Sam went to preschool and got several compliments on his new shoes. Not one kid said anything negative toward him about it.

However, my mom received about 20 comments on the photo from various family members saying how “wrong” it is and how “things like this will affect him socially” and, put most eloquently by my great aunt, “that shit will turn him gay.”*

My mom then deleted the photo and told Sam that he can wear whatever he wants to preschool, that it’s his decision. If he wants to wear pink shoes, he can wear pink shoes.

Sam then explained to her that he didn’t like them because they were pink, he liked them because they were “made out of zebras” and zebras are his favorite animal 🙂

What does it say about society when a group of adults could stand to take a lesson in humanity from a class of preschoolers?

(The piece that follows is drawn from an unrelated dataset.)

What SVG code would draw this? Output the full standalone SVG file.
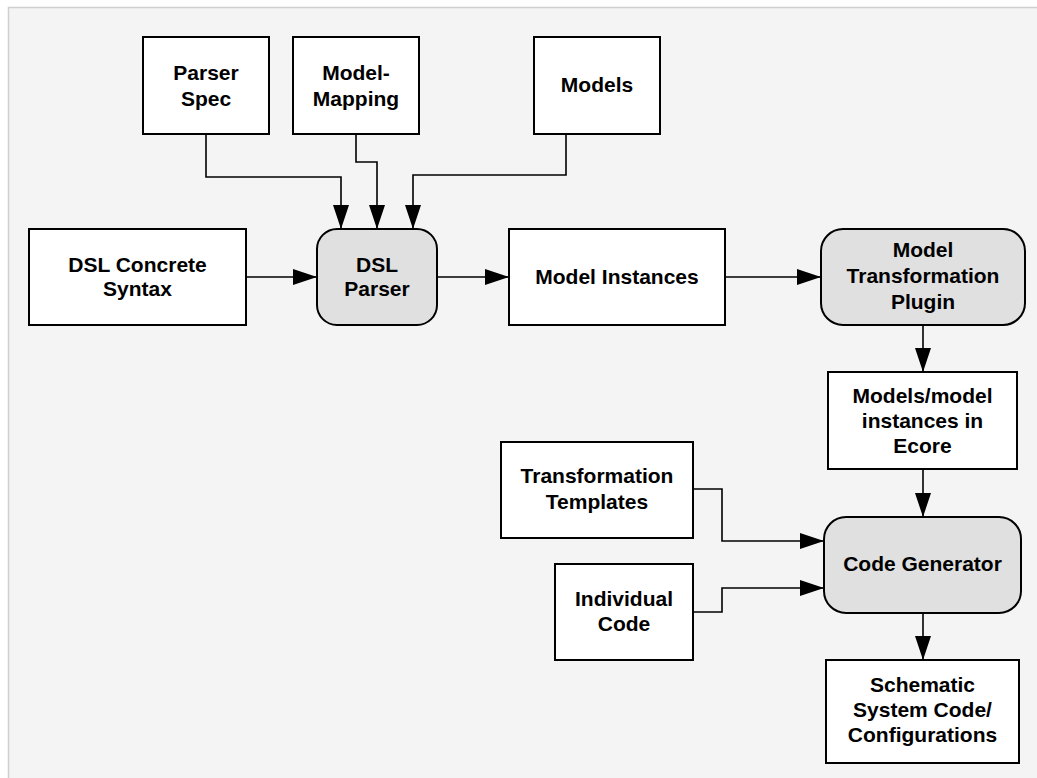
<svg xmlns="http://www.w3.org/2000/svg" width="1037" height="778" viewBox="0 0 1037 778">
  <defs>
    <marker id="arrow" markerUnits="userSpaceOnUse" markerWidth="24" markerHeight="16" refX="24" refY="8" orient="auto">
      <path d="M0,0 L24,8 L0,16 Z" fill="#000"/>
    </marker>
  </defs>
  <style>
    .box { fill: #ffffff; stroke: #000; stroke-width: 2; }
    .proc { fill: #e0e0e0; stroke: #000; stroke-width: 2; }
    .lbl { font-family: "Liberation Sans", Arial, sans-serif; font-size: 21px; font-weight: bold; fill: #000; text-anchor: middle; }
    .wire { fill: none; stroke: #000; stroke-width: 1.6; marker-end: url(#arrow); }
  </style>

  <!-- page -->
  <rect x="0" y="0" width="1037" height="778" fill="#ffffff"/>
  <rect x="8.5" y="7.5" width="1040" height="790" fill="#f4f4f4" stroke="#cfcfcf" stroke-width="1.5"/>

  <!-- connectors -->
  <g id="connectors">
    <path class="wire" d="M206,134 V177 H341 V229"/>
    <path class="wire" d="M356,134 V162 H377 V229"/>
    <path class="wire" d="M566,134 V175 H413 V229"/>
    <path class="wire" d="M246,277 H317"/>
    <path class="wire" d="M437,277 H509"/>
    <path class="wire" d="M725,277 H821"/>
    <path class="wire" d="M923,325 V372"/>
    <path class="wire" d="M923,469 V517"/>
    <path class="wire" d="M693,489 H722 V541 H824"/>
    <path class="wire" d="M693,612 H722 V588 H824"/>
    <path class="wire" d="M923,613 V660"/>
  </g>

  <g id="parser-spec">
    <rect class="box" x="143" y="37" width="126" height="97"/>
    <text class="lbl" x="206" y="80">Parser</text>
    <text class="lbl" x="206" y="106">Spec</text>
  </g>

  <g id="model-mapping">
    <rect class="box" x="293" y="37" width="126" height="97"/>
    <text class="lbl" x="356" y="80">Model-</text>
    <text class="lbl" x="356" y="106">Mapping</text>
  </g>

  <g id="models">
    <rect class="box" x="534" y="37" width="126" height="97"/>
    <text class="lbl" x="597" y="92">Models</text>
  </g>

  <g id="dsl-concrete-syntax">
    <rect class="box" x="29" y="229" width="217" height="96"/>
    <text class="lbl" x="137.5" y="272">DSL Concrete</text>
    <text class="lbl" x="137.5" y="296">Syntax</text>
  </g>

  <g id="dsl-parser">
    <rect class="proc" x="317" y="229" width="120" height="96" rx="20" ry="20"/>
    <text class="lbl" x="377" y="272">DSL</text>
    <text class="lbl" x="377" y="296">Parser</text>
  </g>

  <g id="model-instances">
    <rect class="box" x="509" y="229" width="216" height="96"/>
    <text class="lbl" x="617" y="284">Model Instances</text>
  </g>

  <g id="model-transformation-plugin">
    <rect class="proc" x="821" y="229" width="204" height="96" rx="22" ry="22"/>
    <text class="lbl" x="923" y="257">Model</text>
    <text class="lbl" x="923" y="283">Transformation</text>
    <text class="lbl" x="923" y="309">Plugin</text>
  </g>

  <g id="ecore-models">
    <rect class="box" x="828" y="372" width="189" height="97"/>
    <text class="lbl" x="922.5" y="403">Models/model</text>
    <text class="lbl" x="922.5" y="428">instances in</text>
    <text class="lbl" x="922.5" y="453">Ecore</text>
  </g>

  <g id="transformation-templates">
    <rect class="box" x="501" y="442" width="192" height="96"/>
    <text class="lbl" x="597" y="483">Transformation</text>
    <text class="lbl" x="597" y="509">Templates</text>
  </g>

  <g id="individual-code">
    <rect class="box" x="555" y="564" width="138" height="96"/>
    <text class="lbl" x="624" y="606">Individual</text>
    <text class="lbl" x="624" y="631">Code</text>
  </g>

  <g id="code-generator">
    <rect class="proc" x="824" y="517" width="197" height="96" rx="22" ry="22"/>
    <text class="lbl" x="922.5" y="571">Code Generator</text>
  </g>

  <g id="schematic-system-code">
    <rect class="box" x="826" y="660" width="193" height="103"/>
    <text class="lbl" x="922.5" y="692">Schematic</text>
    <text class="lbl" x="922.5" y="717">System Code/</text>
    <text class="lbl" x="922.5" y="742">Configurations</text>
  </g>
</svg>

The Huffington Post notes “the photograph was the subject of a heated blog posted on The Stir. In the piece, blogger Mary Fischer disagreed with Sam’s mother, saying she wouldn’t let her own son wear pink shoes to school because it would “subject him to being bullied or treated unfairly all because most people associate pink with girls and blue with boys.”

Fischer continues:

“Yes, I get the whole ‘we should let kids be free to express themselves’ thing, and I’ll be the first to say ‘more power’ to this mom for taking a chance and letting Sam go off to preschool in his pink zebra print flats.Somehow I’m guessing if my son were to put on that same pair of shoes — he wouldn’t even make it through the five-minute bus ride to school in the morning before someone laughed at him, asked him why in the heck he was wearing pink shoes, spewed all sorts of mean jokes his way, or told him he was dressed like a girl.”

She then adds, “Bullying is bad enough as it is without handing tormentors their material on a silver platter.”

Fischer’s blog post right now has 177 comments. A quick glance seems to show about a three to one support for Sam and his family’s choice to support him.

Perhaps the best comment comes from Jess Townsend:

Author: YOU are part of the problem.

Remember J.Crew President Jenna Lyons, who painted her son’s toenails pink, and the subsequent right wing freak out?

As The New Civil Rights Movement reported last April, the online catalog spread showed Lyons playing with her young son Beckett, and painting his toenails pink — a shade she says in the piece is his favorite color. “Lucky for me,” the copy reads, “I ended up with a boy whose favorite color is pink. Toenail painting is way more fun in neon.”

There are real issues in the world. Wearing pink or blue really isn’t one at all.

Now, let’s see how long it takes Dr. Keith Ablow to freak out!